The time is now: Why government can’t put off modernization

 

Connecting state and local government leaders

To meet the functional demands of a remote workforce and ensure that the proper technology is in place to support services that drive mission success, agencies must move off their legacy infrastructure.

In the last year, disruption has served as the main driver of change, and organizations and IT leaders have been challenged in more ways than many ever imagined. Between meeting the functional demands of a global remote workforce that essentially appeared overnight and ensuring that the proper technology and solutions are in place to support operations and services that drive mission success, the growing need for new strategies and accelerated transformation has been felt industrywide.

For the government sector in particular, the pressure to modernize has grown. At the onset of COVID-19 in the U.S., many state unemployment insurance systems met their match when the wave of claims crashed legacy systems running decades-old coding languages. Even months later in December 2020, upwards of 15,000 Vermont citizens received their unemployment checks late due to a technical error caused by their mainframes.

The Biden administration planned to take action right away. In his relief proposal, the president emphasized the need to “launch the most ambitious effort ever to modernize and secure federal IT and networks,” including expanding and improving the Technology Modernization Fund. The $9 billion TMF investment would have helped launch new IT and cybersecurity shared services for the Cyber Security and Information Security Agency and the General Services Administration as well as complete modernization projects at federal agencies, but it was recently pulled out of the COVID relief package.

Meanwhile, to help staff up, the new administration’s White House website included a “digital Easter egg,” calling for technology workers to help support modernization efforts by applying for the U.S. Digital Service, a technology unit within the White House. All are steps in the right direction for change.

Until now, many agencies have avoided the time, resources, cost and risk that come with transformation and have instead chosen to keep the status quo -- especially as it relates to application or mainframe modernization. In some ways, it’s understandable: These systems and the resources supporting them are complex and highly intertwined with core business operations and processes.

Still, several of the 10 most critical legacy systems in need of modernization “use outdated languages, have unsupported hardware and software, and are operating with known security vulnerabilities,” according to a 2019 Government Accountability Office report. The GAO findings also showed that a staggering 80% of the government’s $90 billion IT budget was spent on maintaining existing technology, including legacy systems.

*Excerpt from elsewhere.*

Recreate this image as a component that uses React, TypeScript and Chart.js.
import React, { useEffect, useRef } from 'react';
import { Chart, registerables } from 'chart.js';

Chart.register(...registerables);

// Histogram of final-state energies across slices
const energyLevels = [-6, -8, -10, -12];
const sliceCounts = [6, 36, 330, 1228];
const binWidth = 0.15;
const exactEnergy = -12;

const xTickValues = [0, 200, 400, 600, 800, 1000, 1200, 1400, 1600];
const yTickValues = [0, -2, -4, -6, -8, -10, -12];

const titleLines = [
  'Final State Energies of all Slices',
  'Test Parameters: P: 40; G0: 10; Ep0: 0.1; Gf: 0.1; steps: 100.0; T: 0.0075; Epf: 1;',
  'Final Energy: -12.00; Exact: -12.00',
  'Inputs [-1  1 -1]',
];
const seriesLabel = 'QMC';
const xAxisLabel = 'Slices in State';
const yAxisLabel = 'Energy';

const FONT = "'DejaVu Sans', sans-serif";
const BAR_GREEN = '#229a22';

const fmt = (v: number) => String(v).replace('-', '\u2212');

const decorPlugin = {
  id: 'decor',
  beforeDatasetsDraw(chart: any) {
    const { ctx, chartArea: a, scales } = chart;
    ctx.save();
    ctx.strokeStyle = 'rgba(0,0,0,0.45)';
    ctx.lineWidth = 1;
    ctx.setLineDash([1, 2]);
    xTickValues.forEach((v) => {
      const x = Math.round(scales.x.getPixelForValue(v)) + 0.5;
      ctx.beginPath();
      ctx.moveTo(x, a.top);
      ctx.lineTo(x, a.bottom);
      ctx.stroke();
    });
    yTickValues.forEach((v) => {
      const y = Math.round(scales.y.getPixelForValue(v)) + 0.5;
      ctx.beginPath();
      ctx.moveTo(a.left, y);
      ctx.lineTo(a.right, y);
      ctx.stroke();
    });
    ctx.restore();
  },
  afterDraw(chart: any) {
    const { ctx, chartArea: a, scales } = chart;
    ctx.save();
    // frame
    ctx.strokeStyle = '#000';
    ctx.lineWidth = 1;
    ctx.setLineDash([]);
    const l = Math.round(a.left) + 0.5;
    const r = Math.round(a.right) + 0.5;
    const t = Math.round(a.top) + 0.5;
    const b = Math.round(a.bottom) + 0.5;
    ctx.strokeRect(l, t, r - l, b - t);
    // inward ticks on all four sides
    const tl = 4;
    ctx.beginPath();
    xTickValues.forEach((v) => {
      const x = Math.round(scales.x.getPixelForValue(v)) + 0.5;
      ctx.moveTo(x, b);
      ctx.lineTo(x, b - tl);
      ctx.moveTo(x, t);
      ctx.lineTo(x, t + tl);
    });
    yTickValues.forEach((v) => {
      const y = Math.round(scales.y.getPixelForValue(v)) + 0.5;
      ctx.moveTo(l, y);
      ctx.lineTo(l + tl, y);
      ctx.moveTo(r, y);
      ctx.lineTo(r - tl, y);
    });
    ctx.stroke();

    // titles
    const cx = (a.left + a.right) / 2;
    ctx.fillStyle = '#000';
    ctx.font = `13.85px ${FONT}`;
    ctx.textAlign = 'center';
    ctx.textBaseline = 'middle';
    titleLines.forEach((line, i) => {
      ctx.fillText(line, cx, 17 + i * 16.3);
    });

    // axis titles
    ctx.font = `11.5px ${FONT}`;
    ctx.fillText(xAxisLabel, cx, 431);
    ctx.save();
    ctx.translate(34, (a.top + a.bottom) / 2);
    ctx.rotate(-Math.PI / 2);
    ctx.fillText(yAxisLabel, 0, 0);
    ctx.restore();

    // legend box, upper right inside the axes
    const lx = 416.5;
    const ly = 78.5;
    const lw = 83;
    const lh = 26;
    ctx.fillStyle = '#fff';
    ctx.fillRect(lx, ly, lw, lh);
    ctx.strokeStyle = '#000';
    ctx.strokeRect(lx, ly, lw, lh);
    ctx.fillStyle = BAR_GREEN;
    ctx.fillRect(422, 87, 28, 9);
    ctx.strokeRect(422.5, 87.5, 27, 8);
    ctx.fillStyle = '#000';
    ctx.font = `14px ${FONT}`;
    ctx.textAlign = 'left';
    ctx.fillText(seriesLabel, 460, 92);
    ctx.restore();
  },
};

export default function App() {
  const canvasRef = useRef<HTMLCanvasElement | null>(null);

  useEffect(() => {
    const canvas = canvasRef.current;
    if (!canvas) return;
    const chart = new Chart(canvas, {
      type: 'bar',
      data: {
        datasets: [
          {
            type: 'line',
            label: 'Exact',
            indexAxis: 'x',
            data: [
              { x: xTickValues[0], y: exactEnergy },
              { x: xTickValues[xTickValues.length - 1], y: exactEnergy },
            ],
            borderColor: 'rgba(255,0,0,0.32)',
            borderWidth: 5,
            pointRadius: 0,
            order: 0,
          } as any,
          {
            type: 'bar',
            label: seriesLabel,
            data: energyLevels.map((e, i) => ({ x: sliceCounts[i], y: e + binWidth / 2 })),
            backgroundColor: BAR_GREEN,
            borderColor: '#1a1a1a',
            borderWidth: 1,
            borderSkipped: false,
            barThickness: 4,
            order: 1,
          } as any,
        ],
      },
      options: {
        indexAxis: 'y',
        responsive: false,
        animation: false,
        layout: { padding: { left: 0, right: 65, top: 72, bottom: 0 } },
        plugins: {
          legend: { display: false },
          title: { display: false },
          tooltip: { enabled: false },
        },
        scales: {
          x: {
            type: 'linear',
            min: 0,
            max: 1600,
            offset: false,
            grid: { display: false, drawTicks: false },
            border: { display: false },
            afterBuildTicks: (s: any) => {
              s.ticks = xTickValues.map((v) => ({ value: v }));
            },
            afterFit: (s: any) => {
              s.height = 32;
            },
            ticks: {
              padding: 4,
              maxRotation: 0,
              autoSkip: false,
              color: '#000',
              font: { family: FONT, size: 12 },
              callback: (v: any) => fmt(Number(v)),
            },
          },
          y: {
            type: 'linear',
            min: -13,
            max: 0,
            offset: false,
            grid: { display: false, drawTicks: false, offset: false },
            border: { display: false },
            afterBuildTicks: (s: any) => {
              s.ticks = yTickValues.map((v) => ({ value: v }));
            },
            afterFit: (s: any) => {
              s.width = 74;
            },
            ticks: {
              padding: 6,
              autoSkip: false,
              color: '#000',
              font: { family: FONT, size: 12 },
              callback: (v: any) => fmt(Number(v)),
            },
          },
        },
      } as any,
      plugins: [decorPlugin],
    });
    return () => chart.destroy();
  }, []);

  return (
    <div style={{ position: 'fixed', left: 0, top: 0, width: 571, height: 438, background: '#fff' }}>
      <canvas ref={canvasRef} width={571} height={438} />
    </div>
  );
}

Given these findings, and in the face of recent events, it’s increasingly clear that agencies and governing bodies must make a critical assessment of all facets of their outdated systems to address today’s issues -- and the foundational infrastructure is no exception to those broader goals.

Pandemic or not, the fact is that maintaining legacy systems will become increasingly difficult down the line amid challenges of diminishing talent, increased application development backlogs and money required for licensing.

According to GAO, “successful” IT modernization initiatives transform legacy code to modern programming languages and move legacy software to the cloud, ultimately contributing to improved savings. In fact, certain workloads run in a Federal Risk and Authorization Management Program-compliant cloud environment have been shown to require 8-12% of the expense of those run in a mainframe. Modernization could potentially save organizations $31 million if they upgrade the most urgent aspects of their legacy systems overall, according to the 2020 Mainframe Modernization Business Barometer Report.

One of the biggest hurdles for government today is the expedited timelines. Projects that once took years -- or even a decade in some cases -- to complete are now truncated into much shorter windows to quickly meet demand. It will therefore be especially important agencies conduct deep assessments and get their strategies air-tight before embarking on their transformation journeys.

While there are several modernization options to choose from (rehosting, rewriting, system replacement and automated refactoring), and certainly no one-size-fits all solution, automated refactoring is often the fastest, most cost-effective and safest route for government agencies. By leveraging IT experts and specialized tools to migrate systems’ procedural code bases to modern, object-oriented languages, automated refactoring effectively alleviates agencies’ reliance on the legacy infrastructure, databases and application code that supports them, thus enabling rapid migration to the cloud or cloud-ready application stacks.

For decades, the public sector has played catch-up with innovation, but in today’s challenging landscape, pushing off app modernization, digital transformation and security enhancements will only end in failure for many agencies, negatively impacting constituents. For agencies that expect to realize immediate and future success, the time to act is now.